_GIVEN INFORMATION_
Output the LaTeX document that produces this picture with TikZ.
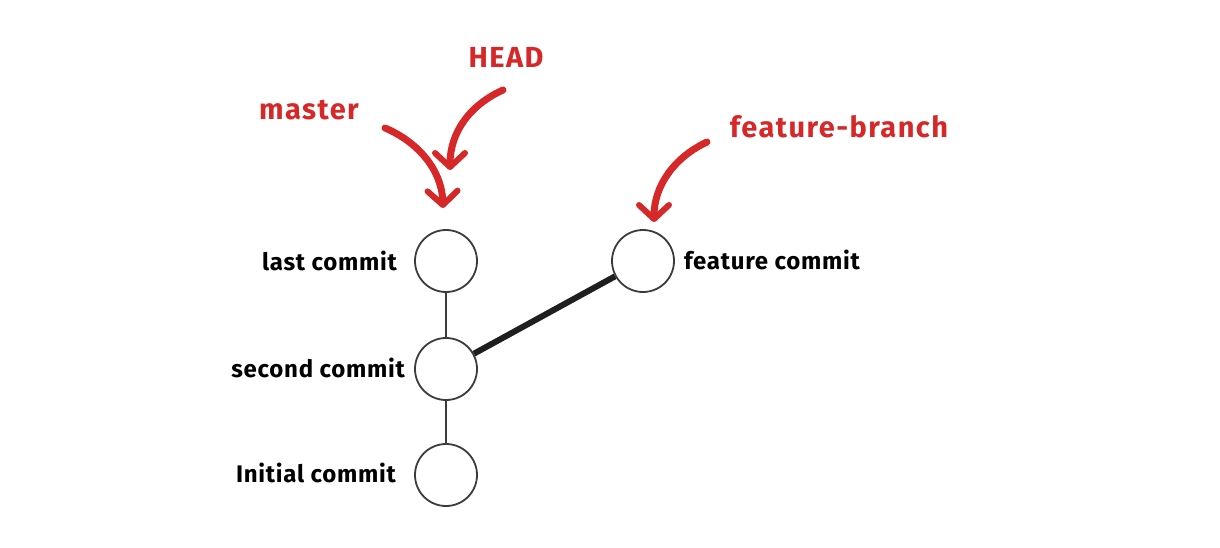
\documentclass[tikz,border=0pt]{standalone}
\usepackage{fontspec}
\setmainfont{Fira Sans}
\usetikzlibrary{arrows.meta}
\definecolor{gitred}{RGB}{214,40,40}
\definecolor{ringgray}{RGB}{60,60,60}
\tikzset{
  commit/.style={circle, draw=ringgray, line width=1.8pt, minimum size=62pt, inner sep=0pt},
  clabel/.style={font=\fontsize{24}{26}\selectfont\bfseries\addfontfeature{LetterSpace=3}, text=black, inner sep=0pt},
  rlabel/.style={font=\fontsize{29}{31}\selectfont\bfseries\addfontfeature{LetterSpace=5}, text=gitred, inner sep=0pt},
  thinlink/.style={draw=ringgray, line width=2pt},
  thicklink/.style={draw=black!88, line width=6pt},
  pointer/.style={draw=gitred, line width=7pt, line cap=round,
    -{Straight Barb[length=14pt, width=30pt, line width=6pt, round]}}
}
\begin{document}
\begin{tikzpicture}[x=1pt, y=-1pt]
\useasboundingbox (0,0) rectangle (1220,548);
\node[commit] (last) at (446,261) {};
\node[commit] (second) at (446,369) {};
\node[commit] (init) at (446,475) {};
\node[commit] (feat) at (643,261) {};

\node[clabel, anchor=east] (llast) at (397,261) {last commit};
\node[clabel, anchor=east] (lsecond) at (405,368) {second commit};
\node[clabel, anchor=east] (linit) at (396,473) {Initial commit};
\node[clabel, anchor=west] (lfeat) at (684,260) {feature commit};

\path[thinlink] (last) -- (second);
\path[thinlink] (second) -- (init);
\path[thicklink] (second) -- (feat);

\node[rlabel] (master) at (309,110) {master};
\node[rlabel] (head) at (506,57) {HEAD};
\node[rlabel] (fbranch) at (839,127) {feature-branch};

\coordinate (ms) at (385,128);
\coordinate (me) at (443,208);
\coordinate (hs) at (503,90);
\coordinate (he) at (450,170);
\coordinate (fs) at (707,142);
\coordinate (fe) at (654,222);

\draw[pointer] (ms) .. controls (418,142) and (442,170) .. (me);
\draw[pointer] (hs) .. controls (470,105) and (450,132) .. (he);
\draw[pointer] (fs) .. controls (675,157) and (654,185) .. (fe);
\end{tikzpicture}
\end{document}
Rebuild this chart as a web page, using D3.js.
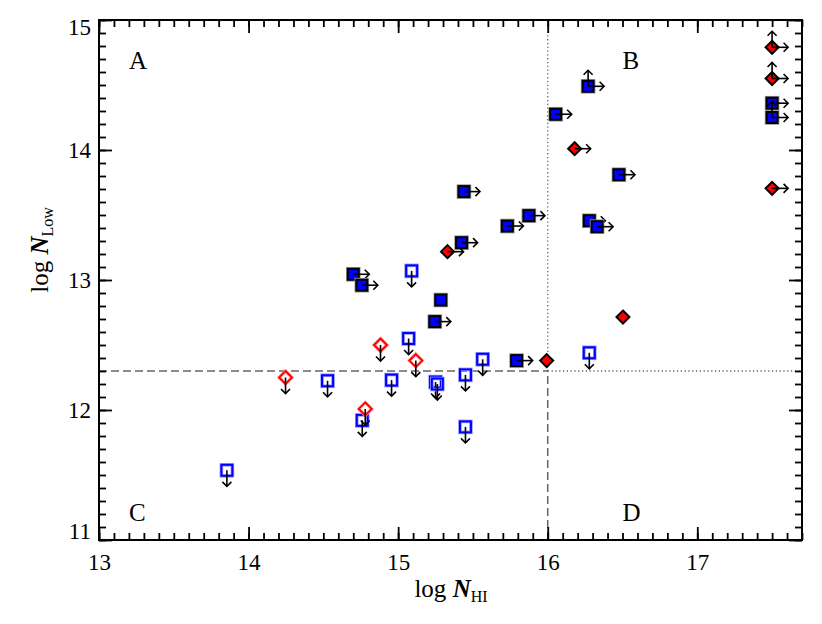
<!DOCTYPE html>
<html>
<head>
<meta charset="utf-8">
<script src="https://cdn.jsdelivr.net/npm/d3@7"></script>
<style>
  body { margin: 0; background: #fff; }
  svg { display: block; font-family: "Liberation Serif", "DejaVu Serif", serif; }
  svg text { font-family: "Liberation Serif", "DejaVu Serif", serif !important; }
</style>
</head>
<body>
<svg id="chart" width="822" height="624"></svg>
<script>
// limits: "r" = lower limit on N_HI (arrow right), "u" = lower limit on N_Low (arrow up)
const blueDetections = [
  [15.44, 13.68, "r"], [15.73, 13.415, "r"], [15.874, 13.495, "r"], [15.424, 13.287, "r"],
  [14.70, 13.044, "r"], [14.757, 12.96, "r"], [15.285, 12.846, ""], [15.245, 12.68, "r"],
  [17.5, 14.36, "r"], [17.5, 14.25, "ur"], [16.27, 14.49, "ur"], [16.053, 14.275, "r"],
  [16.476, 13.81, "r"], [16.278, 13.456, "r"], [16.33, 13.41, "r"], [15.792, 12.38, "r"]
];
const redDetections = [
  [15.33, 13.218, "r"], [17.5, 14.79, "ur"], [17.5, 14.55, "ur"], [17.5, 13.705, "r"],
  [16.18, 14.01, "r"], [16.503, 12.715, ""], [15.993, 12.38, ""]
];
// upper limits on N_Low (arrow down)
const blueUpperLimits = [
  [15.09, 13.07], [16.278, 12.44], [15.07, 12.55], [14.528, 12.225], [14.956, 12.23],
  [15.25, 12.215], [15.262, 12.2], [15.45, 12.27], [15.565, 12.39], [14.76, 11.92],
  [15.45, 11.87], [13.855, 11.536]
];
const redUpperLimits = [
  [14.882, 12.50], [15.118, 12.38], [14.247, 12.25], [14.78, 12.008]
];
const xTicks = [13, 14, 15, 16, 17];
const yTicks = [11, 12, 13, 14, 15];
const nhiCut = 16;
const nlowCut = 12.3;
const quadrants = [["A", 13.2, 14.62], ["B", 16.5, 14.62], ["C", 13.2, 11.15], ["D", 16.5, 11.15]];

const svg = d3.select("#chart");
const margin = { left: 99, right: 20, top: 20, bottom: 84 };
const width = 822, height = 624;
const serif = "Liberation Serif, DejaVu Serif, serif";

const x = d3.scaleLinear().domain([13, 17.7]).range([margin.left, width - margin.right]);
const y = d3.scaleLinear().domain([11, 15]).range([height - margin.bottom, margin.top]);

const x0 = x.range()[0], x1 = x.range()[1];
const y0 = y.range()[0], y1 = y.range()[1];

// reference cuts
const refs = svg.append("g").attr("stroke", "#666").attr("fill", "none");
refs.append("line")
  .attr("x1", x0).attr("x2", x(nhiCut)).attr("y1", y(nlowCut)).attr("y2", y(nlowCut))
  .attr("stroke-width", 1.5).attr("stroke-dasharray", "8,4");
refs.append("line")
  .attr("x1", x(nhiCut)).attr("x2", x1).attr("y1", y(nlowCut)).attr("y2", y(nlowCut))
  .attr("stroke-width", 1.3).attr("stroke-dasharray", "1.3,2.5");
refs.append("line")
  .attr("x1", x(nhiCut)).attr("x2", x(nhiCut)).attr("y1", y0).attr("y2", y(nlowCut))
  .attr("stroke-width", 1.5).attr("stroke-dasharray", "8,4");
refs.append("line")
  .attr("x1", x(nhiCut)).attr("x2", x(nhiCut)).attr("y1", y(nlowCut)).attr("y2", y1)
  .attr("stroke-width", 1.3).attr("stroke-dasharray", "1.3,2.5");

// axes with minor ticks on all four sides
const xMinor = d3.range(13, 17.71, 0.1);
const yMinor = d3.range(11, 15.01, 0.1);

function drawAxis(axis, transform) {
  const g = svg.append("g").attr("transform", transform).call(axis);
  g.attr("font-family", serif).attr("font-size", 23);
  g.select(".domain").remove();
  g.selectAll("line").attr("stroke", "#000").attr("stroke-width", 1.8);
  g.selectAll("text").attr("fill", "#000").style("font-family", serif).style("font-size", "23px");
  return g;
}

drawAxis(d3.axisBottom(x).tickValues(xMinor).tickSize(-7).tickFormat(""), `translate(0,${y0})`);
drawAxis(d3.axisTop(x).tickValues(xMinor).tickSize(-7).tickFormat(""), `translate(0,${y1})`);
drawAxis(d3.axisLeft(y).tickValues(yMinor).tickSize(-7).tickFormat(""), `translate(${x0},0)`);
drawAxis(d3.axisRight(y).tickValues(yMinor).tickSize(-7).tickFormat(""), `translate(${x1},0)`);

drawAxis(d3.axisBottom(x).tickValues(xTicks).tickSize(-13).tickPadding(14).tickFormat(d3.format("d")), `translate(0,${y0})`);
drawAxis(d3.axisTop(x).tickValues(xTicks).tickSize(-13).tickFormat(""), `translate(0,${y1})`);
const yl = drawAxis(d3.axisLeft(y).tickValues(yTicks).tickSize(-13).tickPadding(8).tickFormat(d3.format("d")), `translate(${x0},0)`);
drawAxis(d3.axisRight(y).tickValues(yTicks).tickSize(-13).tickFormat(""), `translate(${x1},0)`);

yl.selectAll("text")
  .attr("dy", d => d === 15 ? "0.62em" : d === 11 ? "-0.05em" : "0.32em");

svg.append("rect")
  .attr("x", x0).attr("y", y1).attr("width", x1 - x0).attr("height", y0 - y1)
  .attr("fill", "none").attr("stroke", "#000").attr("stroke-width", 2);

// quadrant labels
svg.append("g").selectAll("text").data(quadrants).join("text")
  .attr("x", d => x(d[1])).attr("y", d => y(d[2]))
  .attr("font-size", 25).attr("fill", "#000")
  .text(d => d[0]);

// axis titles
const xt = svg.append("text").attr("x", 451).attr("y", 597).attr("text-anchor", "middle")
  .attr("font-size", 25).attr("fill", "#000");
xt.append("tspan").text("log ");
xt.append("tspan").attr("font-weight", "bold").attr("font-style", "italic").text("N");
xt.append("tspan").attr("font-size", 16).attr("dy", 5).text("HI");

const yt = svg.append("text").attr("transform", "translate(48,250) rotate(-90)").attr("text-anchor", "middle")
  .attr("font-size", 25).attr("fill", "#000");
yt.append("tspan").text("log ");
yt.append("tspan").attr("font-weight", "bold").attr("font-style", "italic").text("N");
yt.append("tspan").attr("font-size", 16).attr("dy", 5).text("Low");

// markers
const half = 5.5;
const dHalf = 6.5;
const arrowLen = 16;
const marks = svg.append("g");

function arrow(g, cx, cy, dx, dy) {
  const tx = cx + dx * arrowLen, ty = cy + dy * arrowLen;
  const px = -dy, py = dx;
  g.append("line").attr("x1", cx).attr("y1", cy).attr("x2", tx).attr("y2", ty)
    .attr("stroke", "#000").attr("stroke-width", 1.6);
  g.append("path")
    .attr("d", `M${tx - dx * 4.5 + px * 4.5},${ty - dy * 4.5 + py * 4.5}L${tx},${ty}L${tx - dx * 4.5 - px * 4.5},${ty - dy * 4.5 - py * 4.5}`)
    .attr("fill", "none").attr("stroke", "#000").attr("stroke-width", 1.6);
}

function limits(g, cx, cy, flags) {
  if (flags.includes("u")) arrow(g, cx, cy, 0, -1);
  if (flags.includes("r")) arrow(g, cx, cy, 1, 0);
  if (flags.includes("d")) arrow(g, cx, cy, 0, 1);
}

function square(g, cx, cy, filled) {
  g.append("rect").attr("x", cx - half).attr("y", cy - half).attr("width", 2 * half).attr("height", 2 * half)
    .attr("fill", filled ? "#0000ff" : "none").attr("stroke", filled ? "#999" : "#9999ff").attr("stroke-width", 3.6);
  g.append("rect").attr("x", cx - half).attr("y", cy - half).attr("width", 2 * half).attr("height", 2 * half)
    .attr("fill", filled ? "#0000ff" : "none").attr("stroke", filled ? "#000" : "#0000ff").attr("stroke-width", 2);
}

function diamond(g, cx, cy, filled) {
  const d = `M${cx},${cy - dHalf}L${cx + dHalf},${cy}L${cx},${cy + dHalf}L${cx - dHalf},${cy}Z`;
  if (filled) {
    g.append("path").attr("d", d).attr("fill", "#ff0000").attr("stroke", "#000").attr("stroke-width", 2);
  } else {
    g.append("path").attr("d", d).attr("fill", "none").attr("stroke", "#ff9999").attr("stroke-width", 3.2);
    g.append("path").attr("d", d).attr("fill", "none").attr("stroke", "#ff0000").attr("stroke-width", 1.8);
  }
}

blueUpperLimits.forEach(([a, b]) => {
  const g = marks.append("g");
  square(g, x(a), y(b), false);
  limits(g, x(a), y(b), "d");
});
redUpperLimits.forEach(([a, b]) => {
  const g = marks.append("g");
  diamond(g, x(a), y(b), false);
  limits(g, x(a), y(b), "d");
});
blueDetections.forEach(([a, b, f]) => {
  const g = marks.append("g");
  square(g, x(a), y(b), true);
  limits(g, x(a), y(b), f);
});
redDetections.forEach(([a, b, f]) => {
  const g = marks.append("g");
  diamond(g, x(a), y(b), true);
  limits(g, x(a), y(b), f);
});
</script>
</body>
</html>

_AIM_
Quote the lines above exactly, starting with the one that has "Rebuild this chart" and ending with the one that has "const y = d3.scaleLinear().domain([11, 15]).range([height"; drop the pictures and include nothing else.

_CORRECT RESULT_
Rebuild this chart as a web page, using D3.js.
<!DOCTYPE html>
<html>
<head>
<meta charset="utf-8">
<script src="https://cdn.jsdelivr.net/npm/d3@7"></script>
<style>
  body { margin: 0; background: #fff; }
  svg { display: block; font-family: "Liberation Serif", "DejaVu Serif", serif; }
  svg text { font-family: "Liberation Serif", "DejaVu Serif", serif !important; }
</style>
</head>
<body>
<svg id="chart" width="822" height="624"></svg>
<script>
// limits: "r" = lower limit on N_HI (arrow right), "u" = lower limit on N_Low (arrow up)
const blueDetections = [
  [15.44, 13.68, "r"], [15.73, 13.415, "r"], [15.874, 13.495, "r"], [15.424, 13.287, "r"],
  [14.70, 13.044, "r"], [14.757, 12.96, "r"], [15.285, 12.846, ""], [15.245, 12.68, "r"],
  [17.5, 14.36, "r"], [17.5, 14.25, "ur"], [16.27, 14.49, "ur"], [16.053, 14.275, "r"],
  [16.476, 13.81, "r"], [16.278, 13.456, "r"], [16.33, 13.41, "r"], [15.792, 12.38, "r"]
];
const redDetections = [
  [15.33, 13.218, "r"], [17.5, 14.79, "ur"], [17.5, 14.55, "ur"], [17.5, 13.705, "r"],
  [16.18, 14.01, "r"], [16.503, 12.715, ""], [15.993, 12.38, ""]
];
// upper limits on N_Low (arrow down)
const blueUpperLimits = [
  [15.09, 13.07], [16.278, 12.44], [15.07, 12.55], [14.528, 12.225], [14.956, 12.23],
  [15.25, 12.215], [15.262, 12.2], [15.45, 12.27], [15.565, 12.39], [14.76, 11.92],
  [15.45, 11.87], [13.855, 11.536]
];
const redUpperLimits = [
  [14.882, 12.50], [15.118, 12.38], [14.247, 12.25], [14.78, 12.008]
];
const xTicks = [13, 14, 15, 16, 17];
const yTicks = [11, 12, 13, 14, 15];
const nhiCut = 16;
const nlowCut = 12.3;
const quadrants = [["A", 13.2, 14.62], ["B", 16.5, 14.62], ["C", 13.2, 11.15], ["D", 16.5, 11.15]];

const svg = d3.select("#chart");
const margin = { left: 99, right: 20, top: 20, bottom: 84 };
const width = 822, height = 624;
const serif = "Liberation Serif, DejaVu Serif, serif";

const x = d3.scaleLinear().domain([13, 17.7]).range([margin.left, width - margin.right]);
const y = d3.scaleLinear().domain([11, 15]).range([height - margin.bottom, margin.top]);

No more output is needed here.